As CTH podem ser mobilizadas para a circulação pela ação de fatores de crescimento hematopoético (G-CSF), quimioterapia ou ambos. Os fatores que afetam o rendimento da coleta de CTH tem sido amplamente estudados e ainda não são plenamente conhecidos. Variáveis associadas a um baixo rendimento já descritas incluem idade avançada, determinadas doenças, número e duração de tratamentos quimioterápicos prévios, infiltração da medula óssea, radioterapia prévia, baixa contagem de plaquetas pré-mobilização, intervalo curto entre o último ciclo de quimioterapia e a mobilização, baixa contagem de CFU-GM na medula óssea prémobilização, esquemas inadequados de mobilização e/ ou baixa dose de G-CSF(7). Entretanto, uma conclusão definitiva a partir desses estudos não é possível devido à heterogeneidade da população de pacientes e as diferentes características de suas doenças(22).
Nesse estudo, 88% dos pacientes atingiram o alvo desejado de CTH. Esse resultado é similar ao descrito recentemente por Wuchter et al.(23). O efeito da idade do paciente sobre o rendimento de CTH foi avaliado em vários estudos, com resultados contraditórios(4,7,24). Idade e sexo do paciente não afetaram o rendimento de células CD34+ em nosso estudo. Os mesmos achados foram descritos por Wuchter et al.(23). Em contraste, idade abaixo de 38 anos e sexo masculino estiveram associados a um bom rendimento de CTH em doadores saudáveis de CTH(7).
O papel do diagnóstico em pacientes nos quais houve falha na mobilização de CTH também já foi descrito. A leucemia aguda já foi associada a um baixo rendimento de CTH quando comparada a outras doenças hematológicas malignas(2,4,25). No nosso estudo tanto a leucemia mieloide aguda quanto outras doenças hematológicas afetaram negativamente o rendimento de CTH na análise univariada. Uma possível explicação poderia ser o fato de que o segundo grupo incluiu vários pacientes com doenças refratárias ou recidivadas. Esses pacientes podem ter recebido mais ciclos de quimioterapia antes da mobilização de CTH, um fator que afeta negativamente o rendimento de CTH(23). Entretanto, esses diagnósticos não foram estatisticamente significantes na análise multivariada.

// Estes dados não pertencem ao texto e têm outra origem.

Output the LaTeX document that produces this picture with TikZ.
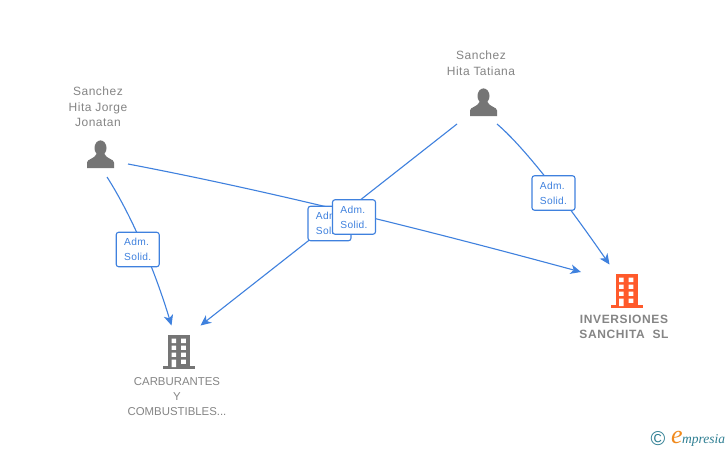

Os fatores pós-mobilização que afetam o rendimento de CTH já descritos incluem células mieloides imaturas circulantes, granulócitos e concentração de células C34+ no sangue periférico no primeiro dia de coleta(7,16). Em nosso estudo, células imaturas circulantes, concentração de granulócitos no sangue periférico, nível de hemoglobina e concentração de células CD34+ foram significantemente associados ao rendimento de CTH na análise univariada. Entretanto, essa associação não foi significante na análise multivariada, exceto para contagem de células CD34+ no sangue periférico(11). Um alto valor preditivo da contagem de células CD34+ no sangue periférico para o rendimento de CTH nos produtos de aférese tem sido descrito (11,26).
As limitações desse estudo retrospectivo incluem a heterogeneidade da população de pacientes, o estadio clínico da doença e diferentes esquemas de mobilização. Outra questão é a falta de informação sobre o número total de ciclos de quimioterapia e os agentes usados antes da mobilização. Tratamento quimioterápico prolongado e agentes alquilantes já foram descritos como fatores preditivos associados a baixo rendimento de CTH(8,19,22–24).
Neste estudo, a contagem de células PB CD34+ no sangue periférico foi o único fator estatisticamente significante associado ao rendimento de CTH nos pacientes submetidos a LGV para coleta de CTHSP para auto-transplante.